Oxford’s live music scene has spawned top rock bands such as Radiohead, Foals, Supergrass and Ride. For a taste of where these acts cut their teeth, try The Wheatsheaf, tucked away off the High Street. Music-lovers also gravitate to the O2 Academy in Cowley Road, the largest live-music venue Oxford has to offer. Throughout the week, it offers live artists and a variety of club nights.
Live performances are also staged every week at the New Theatre in George Street and the Oxford Playhouse in Beaumont Street – near the Randolph. Those into reggae or soul should also check out The Library, in Cowley Road, which hosts regular nights dedicated to these genres.
For anyone who prefers classical music, regular concerts are held at Oxford University’s iconic Sheldonian Theatre in Broad Street and at St John the Evangelist in Iffley Road, which also has the advantage of underfloor heating and comfortable chairs.
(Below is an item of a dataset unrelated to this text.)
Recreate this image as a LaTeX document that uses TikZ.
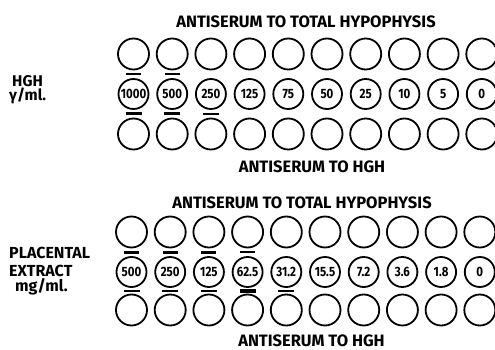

It is also worth remembering that although Oxford is the centre of nightlife in the county, surrounding towns should not be overlooked. Witney town centre, a 40-minute bus ride away to the west, has a delightful selection of pubs and a few late-night venues including Fat Lil’s jazz club and Como Lounge, while Bicester, just 15 minutes away by train, is a popular destination for young clubbers. Further north is Banbury, also easily reachable by train, where disco-themed nightclub Fever can be found.